The code can be shortened significantly by using indirect addressing (FSRx), but execution time is increased.  I have that code available, but i doubt it is of interest.  It's tradeoff.

*Eventually my plan is to add controls, such as presets and stop or engage signals.

EDIT:  To my surprise I got a response from Mitutoyo this morning:

The 98-537A (or -1) toggles between the 1.5V output.

  So, it appears my suspicion was correct.

[jpanhalt]

This beautiful box just came:

It's better than I expected, but not quite usable as is in any project I am currently doing.  It is a nice box with 20 membrane switches that have nice tactile feedback.  It opens easily and the front panel is connected to the main PCB with 2 headers: 20 pin for the 192x64 GLCD with what appears to be standard serial communication with 2 controllers, each 96x64 pixel and a 9-pin for the multiplexed 20 switches.

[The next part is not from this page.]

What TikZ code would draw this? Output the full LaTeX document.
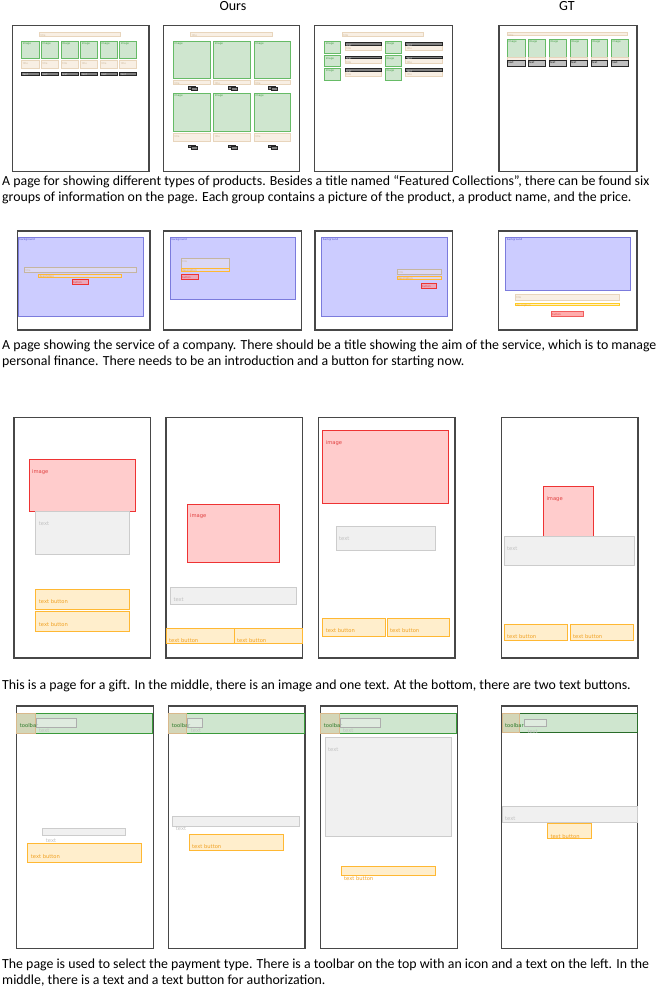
\documentclass[tikz,border=0pt]{standalone}
\usepackage{fontspec}
\setmainfont{Carlito}
\newfontfamily\labfont{DejaVu Sans}
\definecolor{gfill}{HTML}{CFE6CF}
\definecolor{gdraw}{HTML}{66BB66}
\definecolor{glab}{HTML}{3C9A3C}
\definecolor{tfill}{HTML}{F8EFE4}
\definecolor{tdraw}{HTML}{E8D5BC}
\definecolor{tlab}{HTML}{CDB89A}
\definecolor{bfill}{HTML}{CCCCFF}
\definecolor{bdraw}{HTML}{7B7BDD}
\definecolor{blab}{HTML}{4A4AC8}
\definecolor{rfill}{HTML}{FFCCCC}
\definecolor{rdraw}{HTML}{EE3333}
\definecolor{rlab}{HTML}{E04040}
\definecolor{xfill}{HTML}{F0F0F0}
\definecolor{xdraw}{HTML}{CCCCCC}
\definecolor{xlab}{HTML}{C0C0C0}
\definecolor{ofill}{HTML}{FFEECC}
\definecolor{odraw}{HTML}{FFB833}
\definecolor{olab}{HTML}{F0A020}
\definecolor{tbdraw}{HTML}{3A9A3A}
\definecolor{tblab}{HTML}{2A7A2A}
\definecolor{icfill}{HTML}{D3D6B8}
\definecolor{icdraw}{HTML}{D9B98C}
\newcommand\labsz{\fontsize{2.6}{2.6}\selectfont}
\newcommand\ldx{1}
\newcommand\ldy{2.8}
\newcommand\bx[6]{\path[#1] (#2,#3) rectangle (#4,#5); \node[lab,#1 lab] at ({#2+\ldx},{#3+\ldy}) {#6};}
\tikzset{
 lab/.style={anchor=west, inner sep=0pt, font=\labfont\labsz},
 panel/.style={draw=black!72, line width=1.1pt},
 captxt/.style={anchor=mid west, inner sep=0pt, font=\fontsize{13.85}{16}\selectfont},
 hdr/.style={inner sep=0pt, font=\fontsize{14}{16}\selectfont},
 img/.style={draw=gdraw, fill=gfill, line width=0.5pt},
 img lab/.style={text=glab},
 ttl/.style={draw=tdraw, fill=tfill, line width=0.5pt},
 ttl lab/.style={text=tlab},
 dbtn/.style={draw=black!85, fill=black!50, line width=0.5pt},
 dbtn lab/.style={text=black!15},
 gbtn/.style={draw=black!85, fill=black!25, line width=0.5pt},
 gbtn lab/.style={text=black},
 bg/.style={draw=bdraw, fill=bfill, line width=0.6pt},
 bg lab/.style={text=blab},
 ttlb/.style={draw=tdraw!85!black, fill=tfill, fill opacity=0.35, line width=0.5pt},
 ttlb lab/.style={text=tlab},
 desb/.style={draw=odraw, fill=ofill, fill opacity=0.35, line width=0.5pt},
 desb lab/.style={text=olab},
 btnb/.style={draw=rdraw, fill=rfill!70!red, fill opacity=0.6, line width=0.6pt},
 btnb lab/.style={text=rlab},
 des/.style={draw=odraw!70!yellow, fill=ofill, line width=0.5pt},
 des lab/.style={text=olab},
 btn/.style={draw=rdraw!80, fill=rfill!85!red, line width=0.6pt},
 btn lab/.style={text=rlab},
 rimg/.style={draw=rdraw, fill=rfill, line width=0.9pt},
 rimg lab/.style={text=rlab},
 txt/.style={draw=xdraw, fill=xfill, line width=0.9pt},
 txt lab/.style={text=xlab},
 obtn/.style={draw=odraw, fill=ofill, line width=0.9pt},
 obtn lab/.style={text=olab},
 tbar/.style={draw=tbdraw, fill=gfill, line width=0.9pt},
 tbar lab/.style={text=tblab},
 tbarg/.style={draw=tbdraw!70!black, fill=gfill, line width=0.9pt},
 tbarg lab/.style={text=tblab},
 icon/.style={draw=icdraw, fill=icfill, line width=0.8pt},
 icon lab/.style={text=tlab},
 txts/.style={draw=xdraw!85!black, fill=xfill, fill opacity=0.5, line width=0.9pt},
 txts lab/.style={text=xlab},
}
\begin{document}
\begin{tikzpicture}[x=1pt,y=-1pt]
\useasboundingbox[fill=white] (0,0) rectangle (665,990);
% headers
\node[hdr] (ours) at (233,6) {Ours};
\node[hdr] (gt) at (567,6) {GT};

% ================= ROW 1 =================
\draw[panel] (12.7,25.7) rectangle (149,171.7);
\draw[panel] (163.3,25.7) rectangle (299.3,171.7);
\draw[panel] (314.7,25.7) rectangle (452.5,171.7);
\draw[panel] (499,25.7) rectangle (637,171.7);
% panel 1
\bx{ttl}{39.3}{32.3}{120.7}{36.7}{title}
\foreach \a/\b in {21.7/39, 41.3/58.7, 61/78, 80.7/97.7, 100.3/117.3, 119.7/136.7}{
 \bx{img}{\a}{41.3}{\b}{58.7}{image}
 \bx{ttl}{\a}{60.3}{\b}{68.7}{title}
 \bx{dbtn}{\a}{72.3}{\b}{75.3}{text}
}
% panel 2
\bx{ttl}{190.7}{32.3}{272.7}{36.7}{title}
\foreach \a/\b/\c in {173.3/210/192.5, 213.7/250.3/232.5, 254.3/290.7/272.5}{
 \bx{img}{\a}{41.3}{\b}{78.7}{image}
 \bx{ttl}{\a}{80.3}{\b}{84.7}{title}
 \bx{dbtn}{\c-4.5}{86}{\c+3}{89}{}
 \bx{dbtn}{\c-1}{87.3}{\c+4.5}{90.3}{}
 \bx{img}{\a}{93.3}{\b}{131}{image}
 \bx{ttl}{\a}{133.3}{\b}{141.7}{title}
 \bx{dbtn}{\c-4.5}{145}{\c+3}{147.5}{}
 \bx{dbtn}{\c-1}{146.3}{\c+4.5}{148.8}{}
}
% panel 3
\bx{ttl}{342}{32.3}{423.7}{36.7}{title}
\foreach \ia/\ib/\ta/\tb in {324.7/340.7/345/381.3, 385/401/405.7/442}{
 \foreach \y/\yy/\t/\tt in {41.3/53.3/42.7/50.7, 55.7/66.7/56.3/63.7, 68/80/68.7/76.7}{
  \bx{img}{\ia}{\y}{\ib}{\yy}{image}
  \bx{ttl}{\ta}{\t+1.6}{\tb}{\tt}{}
  \node[lab,ttl lab] at ({\ta+1},{\t+5.8}) {title};
  \bx{dbtn}{\ta}{\t}{\tb}{\t+2.4}{text}
 }
}
% GT
\bx{ttl}{507.3}{32.3}{627.7}{35.7}{title}
\foreach \a/\b in {507.3/525, 528/545.7, 549/566.3, 570/587, 591/607.7, 611.3/628.3}{
 \bx{img}{\a}{39.3}{\b}{58.7}{image}
 \bx{ttl}{\a}{57.3}{\b}{60}{}
 \bx{gbtn}{\a}{60.3}{\b}{66.7}{text}
}
\node[captxt] (c1a) at (2,183) {A page for showing different types of products. Besides a title named “Featured Collections”, there can be found six};
\node[captxt] (c1b) at (2,199) {groups of information on the page. Each group contains a picture of the product, a product name, and the price.};

% ================= ROW 2 =================
\draw[panel] (17.3,231) rectangle (150,330);
\draw[panel] (163.7,231) rectangle (301.7,330);
\draw[panel] (315,231) rectangle (452.7,330);
\draw[panel] (498.7,231) rectangle (637,330);
% panel 1
\bx{bg}{18.3}{237.3}{143.7}{316.7}{background}
\bx{ttlb}{24.3}{267.7}{136.7}{272.3}{title}
\bx{desb}{38.3}{274.3}{121.7}{277.7}{description}
\bx{btnb}{72}{279.3}{88.7}{284}{button}
% panel 2
\bx{bg}{170.3}{237.3}{295}{299.3}{background}
\bx{ttlb}{181}{258.3}{229.7}{268.3}{title}
\bx{desb}{181}{268.3}{229.7}{271.7}{description}
\bx{btnb}{181}{274.3}{198.7}{279.3}{button}
% panel 3
\bx{bg}{321.7}{237.3}{447}{316.7}{background}
\bx{ttlb}{397}{269.7}{441.7}{274.3}{title}
\bx{desb}{397}{276}{441.7}{279.3}{description}
\bx{btnb}{421}{283.7}{436.7}{288}{button}
% GT
\bx{bg}{505.7}{237.3}{630.3}{290.7}{background}
\bx{ttl}{515}{294.3}{619.7}{300.3}{title}
\bx{des}{515}{303}{619.7}{305.7}{description}
\bx{btn}{551}{311.3}{583.7}{316}{button}
\node[captxt] (c2a) at (2,347) {A page showing the service of a company. There should be a title showing the aim of the service, which is to manage};
\node[captxt] (c2b) at (2,363) {personal finance. There needs to be an introduction and a button for starting now.};

% ================= ROW 3 =================
\renewcommand\labsz{\fontsize{5.2}{5.2}\selectfont}
\renewcommand\ldx{3}
\renewcommand\ldy{12.5}
\draw[panel] (14,417.3) rectangle (150.7,658);
\draw[panel] (166,417.3) rectangle (302.3,658);
\draw[panel] (318.3,417.3) rectangle (455,658);
\draw[panel] (501.3,417.3) rectangle (638,658);
% panel 1
\bx{rimg}{29}{459.3}{135.7}{511.3}{image}
\bx{txt}{35.7}{511.3}{129.3}{554.3}{text}
\bx{obtn}{35.7}{589}{129.3}{609.3}{text button}
\bx{obtn}{35.7}{611.7}{129.3}{631.7}{text button}
% panel 2
\bx{rimg}{187}{504}{279.7}{562}{image}
\bx{txt}{170.3}{587}{296}{604.7}{text}
\bx{obtn}{166}{628}{234}{643.3}{text button}
\bx{obtn}{234}{628}{302.3}{643.3}{text button}
% panel 3
\bx{rimg}{322.7}{430.7}{448.7}{503}{image}
\bx{txt}{336}{526.7}{435.3}{550.3}{text}
\bx{obtn}{322.7}{618.3}{385.7}{636}{text button}
\bx{obtn}{387}{618.3}{449.7}{636}{text button}
% GT
\bx{rimg}{543.3}{486.7}{593.7}{536}{image}
\bx{txt}{504}{536}{634.3}{565.3}{text}
\bx{obtn}{504}{624}{567}{640}{text button}
\bx{obtn}{570}{624}{633.7}{640}{text button}
\node[captxt] (c3a) at (2,687) {This is a page for a gift. In the middle, there is an image and one text. At the bottom, there are two text buttons.};

% ================= ROW 4 =================
\draw[panel] (16.7,706) rectangle (153.3,948.7);
\draw[panel] (168.7,706) rectangle (305,948.7);
\draw[panel] (320.7,706) rectangle (457.3,948.7);
\draw[panel] (501.3,706) rectangle (637.7,948.7);
% panel 1
\bx{tbar}{16.7}{713.3}{152.7}{733}{}
\bx{icon}{16.7}{713.3}{35}{733}{}
\node[lab,tbar lab] (tb1) at (19.7,725.8) {toolbar};
\bx{txts}{36}{718.3}{76.7}{727.3}{text}
\bx{txt}{42.7}{828.3}{125.7}{835.3}{text}
\bx{obtn}{27.7}{843.7}{141}{862.7}{text button}
% panel 2
\bx{tbar}{168.7}{713.3}{304.3}{733}{}
\bx{icon}{168.7}{713.3}{186.7}{733}{}
\node[lab,tbar lab] (tb2) at (171.7,725.8) {toolbar};
\bx{txts}{187.7}{718.3}{202}{727.3}{text}
\bx{txt}{172.7}{816.7}{299.3}{826.7}{text}
\bx{obtn}{189}{834}{283.3}{850.3}{text button}
% panel 3
\bx{tbar}{320.7}{713.3}{456.7}{733.3}{}
\bx{icon}{320.7}{713.3}{339}{733.3}{}
\node[lab,tbar lab] (tb3) at (323.7,725.8) {toolbar};
\bx{txts}{340}{718.3}{380.3}{727.3}{text}
\bx{txt}{325}{737.3}{451.3}{836.3}{text}
\bx{obtn}{341}{866}{435.3}{875.7}{text button}
% GT
\bx{tbarg}{502}{713.3}{637.7}{732.3}{}
\bx{icon}{502}{713.3}{519.7}{732.3}{}
\node[lab,tbarg lab] (tb4) at (505,725.8) {toolbar};
\bx{txts}{524.3}{719}{546.3}{726.7}{text}
\bx{txt}{502}{806.7}{637.7}{822.7}{text}
\bx{obtn}{547.3}{823.7}{591.7}{838.7}{text button}
\node[captxt] (c4a) at (2,966) {The page is used to select the payment type. There is a toolbar on the top with an icon and a text on the left. In the};
\node[captxt] (c4b) at (2,982) {middle, there is a text and a text button for authorization.};
\end{tikzpicture}
\end{document}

The main board has the following:
1) NXP P89V51RD2FA MCU.  That's 8-bit, 80C51 type, 64K flash, 1024 byte RAM.  The crystal is 11.0592 MHz (128x24x3600).
2) SIT232ESE -- 120 Kbps 232 communication
3) 2x BL3085 -- RS485 communication
4) XE1509 -- 150 kHz buck converter, 5V @2A

Someone who is familiar with the 8051 chip might be able to use it as is.  For me, I will probably make my own main PCB with a PIC MCU.   The display was a nice surprise.  I was afraid it would be character only.  The price including shipping is not bad considering the box is ready to use.  I didn't shop around, and it might even be available cheaper.